→ **INSTRUCTIONS TO FOLLOW**: The lines from the top of the material below through the line containing "const a2Ticks = [1, 2, 3, 4, 5, 6, 7, 8];" are to be printed exactly, with pictures omitted.

→ **GIVEN MATERIAL**:
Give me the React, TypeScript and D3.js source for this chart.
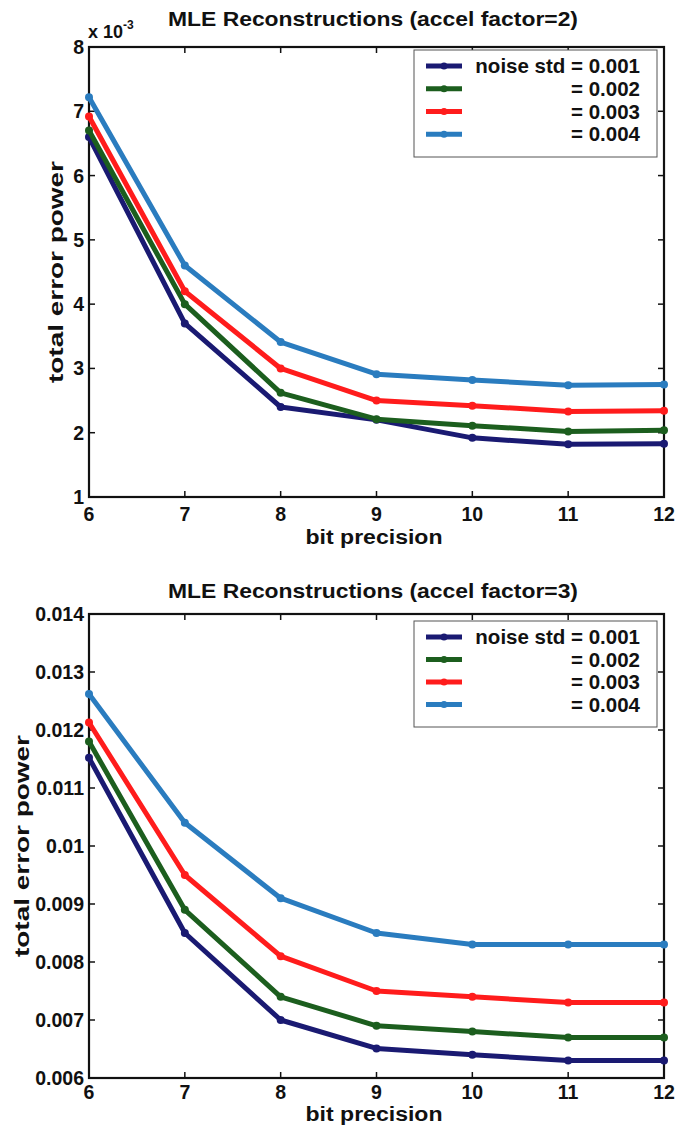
import React from "react";
import * as d3 from "d3";

const bits = [6, 7, 8, 9, 10, 11, 12];
const seriesLabels = ["noise std = 0.001", "= 0.002", "= 0.003", "= 0.004"];
const seriesColors = ["#1a1a72", "#1c5e1e", "#ff1c1c", "#2a7cbf"];

// accel factor = 2 (values x 1e-3)
const a2_n001 = [6.6, 3.7, 2.4, 2.2, 1.92, 1.82, 1.83];
const a2_n002 = [6.7, 4.0, 2.62, 2.21, 2.11, 2.02, 2.04];
const a2_n003 = [6.92, 4.2, 3.0, 2.5, 2.42, 2.33, 2.34];
const a2_n004 = [7.22, 4.6, 3.41, 2.91, 2.82, 2.74, 2.75];
const a2Ticks = [1, 2, 3, 4, 5, 6, 7, 8];

// accel factor = 3
const a3_n001 = [0.01152, 0.0085, 0.007, 0.00651, 0.0064, 0.0063, 0.0063];
const a3_n002 = [0.0118, 0.0089, 0.0074, 0.0069, 0.0068, 0.0067, 0.0067];
const a3_n003 = [0.01213, 0.0095, 0.0081, 0.0075, 0.0074, 0.0073, 0.0073];
const a3_n004 = [0.01262, 0.0104, 0.0091, 0.0085, 0.0083, 0.0083, 0.0083];
const a3Ticks = [0.006, 0.007, 0.008, 0.009, 0.01, 0.011, 0.012, 0.013, 0.014];

const FONT = "'Liberation Sans', Arial, sans-serif";

type ChartProps = {
  title: string;
  series: number[][];
  yTicks: number[];
  yFmt: (v: number) => string;
  top: number;
  bottom: number;
  yLabelX: number;
  legendTop: number;
  legendBottom: number;
  expLabel?: boolean;
  xLabelY: number;
  titleY: number;
  xTickDy: number;
};

function Chart(p: ChartProps) {
  const left = 89;
  const right = 664;
  const x = d3.scaleLinear().domain([6, 12]).range([left, right]);
  const y = d3
    .scaleLinear()
    .domain([p.yTicks[0], p.yTicks[p.yTicks.length - 1]])
    .range([p.bottom, p.top]);
  const line = d3
    .line<number>()
    .x((_, i) => x(bits[i]))
    .y((d) => y(d));
  const tk = 6;
  const lgLeft = 414;
  const lgRight = 657;
  const rowH = (p.legendBottom - p.legendTop - 16) / 4;
  return (
    <g fontFamily={FONT} fontWeight="bold">
      <text x={373} y={p.titleY} textAnchor="middle" fontSize={21} fill="#111" textLength={410} lengthAdjust="spacingAndGlyphs">
        {p.title}
      </text>
      {p.expLabel && (
        <text x={88} y={p.top - 9} fontSize={18} fill="#111">
          x 10
          <tspan dy={-9} fontSize={12}>
            -3
          </tspan>
        </text>
      )}
      <rect x={left} y={p.top} width={right - left} height={p.bottom - p.top} fill="white" stroke="#111" strokeWidth={2.2} />
      {bits.map((b) => (
        <g key={"xt" + b}>
          <line x1={x(b)} x2={x(b)} y1={p.bottom} y2={p.bottom - tk} stroke="#111" strokeWidth={1.5} />
          <line x1={x(b)} x2={x(b)} y1={p.top} y2={p.top + tk} stroke="#111" strokeWidth={1.5} />
          <text x={x(b)} y={p.bottom + p.xTickDy} textAnchor="middle" fontSize={19.5} fill="#111">
            {b}
          </text>
        </g>
      ))}
      {p.yTicks.map((t) => (
        <g key={"yt" + t}>
          <line x1={left} x2={left + tk} y1={y(t)} y2={y(t)} stroke="#111" strokeWidth={1.5} />
          <line x1={right} x2={right - tk} y1={y(t)} y2={y(t)} stroke="#111" strokeWidth={1.5} />
          <text x={left - 5} y={y(t) + 7} textAnchor="end" fontSize={19.5} fill="#111">
            {p.yFmt(t)}
          </text>
        </g>
      ))}
      <text x={374} y={p.xLabelY} textAnchor="middle" fontSize={20} fill="#111" textLength={137} lengthAdjust="spacingAndGlyphs">
        bit precision
      </text>
      <text
        transform={`translate(${p.yLabelX},${(p.top + p.bottom) / 2}) rotate(-90)`}
        textAnchor="middle"
        fontSize={20}
        fill="#111"
        textLength={222}
        lengthAdjust="spacingAndGlyphs"
      >
        total error power
      </text>
      {p.series.map((s, i) => (
        <g key={"s" + i}>
          <path d={line(s) || ""} fill="none" stroke={seriesColors[i]} strokeWidth={5} strokeLinejoin="round" />
          {s.map((v, j) => (
            <circle key={j} cx={x(bits[j])} cy={y(v)} r={4} fill={seriesColors[i]} />
          ))}
        </g>
      ))}
      <rect
        x={lgLeft}
        y={p.legendTop}
        width={lgRight - lgLeft}
        height={p.legendBottom - p.legendTop}
        fill="white"
        stroke="#555"
        strokeWidth={1}
      />
      {seriesLabels.map((lab, i) => {
        const cy = p.legendTop + 15 + rowH * i + 1;
        return (
          <g key={"lg" + i}>
            <line x1={426} x2={462} y1={cy} y2={cy} stroke={seriesColors[i]} strokeWidth={5} />
            <circle cx={444} cy={cy} r={3.5} fill={seriesColors[i]} />
            <text x={640} y={cy + 7} textAnchor="end" fontSize={20.5} fill="#111">
              {lab}
            </text>
          </g>
        );
      })}
    </g>
  );
}

export default function App() {
  return (
    <svg width={678} height={1130} style={{ position: "absolute", left: 0, top: 0, background: "white" }}>
      <rect width={678} height={1130} fill="white" />
      <Chart
        title="MLE Reconstructions (accel factor=2)"
        series={[a2_n001, a2_n002, a2_n003, a2_n004]}
        yTicks={a2Ticks}
        yFmt={(v) => String(v)}
        top={47}
        bottom={497}
        yLabelX={63}
        legendTop={50}
        legendBottom={157}
        expLabel
        xLabelY={544}
        titleY={26}
        xTickDy={24}
      />
      <Chart
        title="MLE Reconstructions (accel factor=3)"
        series={[a3_n001, a3_n002, a3_n003, a3_n004]}
        yTicks={a3Ticks}
        yFmt={(v) => d3.format("~g")(v)}
        top={614}
        bottom={1078}
        yLabelX={29}
        legendTop={621}
        legendBottom={727}
        xLabelY={1121}
        titleY={598}
        xTickDy={21}
      />
    </svg>
  );
}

→ **THE SOLUTION**:
Give me the React, TypeScript and D3.js source for this chart.
import React from "react";
import * as d3 from "d3";

const bits = [6, 7, 8, 9, 10, 11, 12];
const seriesLabels = ["noise std = 0.001", "= 0.002", "= 0.003", "= 0.004"];
const seriesColors = ["#1a1a72", "#1c5e1e", "#ff1c1c", "#2a7cbf"];

// accel factor = 2 (values x 1e-3)
const a2_n001 = [6.6, 3.7, 2.4, 2.2, 1.92, 1.82, 1.83];
const a2_n002 = [6.7, 4.0, 2.62, 2.21, 2.11, 2.02, 2.04];
const a2_n003 = [6.92, 4.2, 3.0, 2.5, 2.42, 2.33, 2.34];
const a2_n004 = [7.22, 4.6, 3.41, 2.91, 2.82, 2.74, 2.75];
const a2Ticks = [1, 2, 3, 4, 5, 6, 7, 8];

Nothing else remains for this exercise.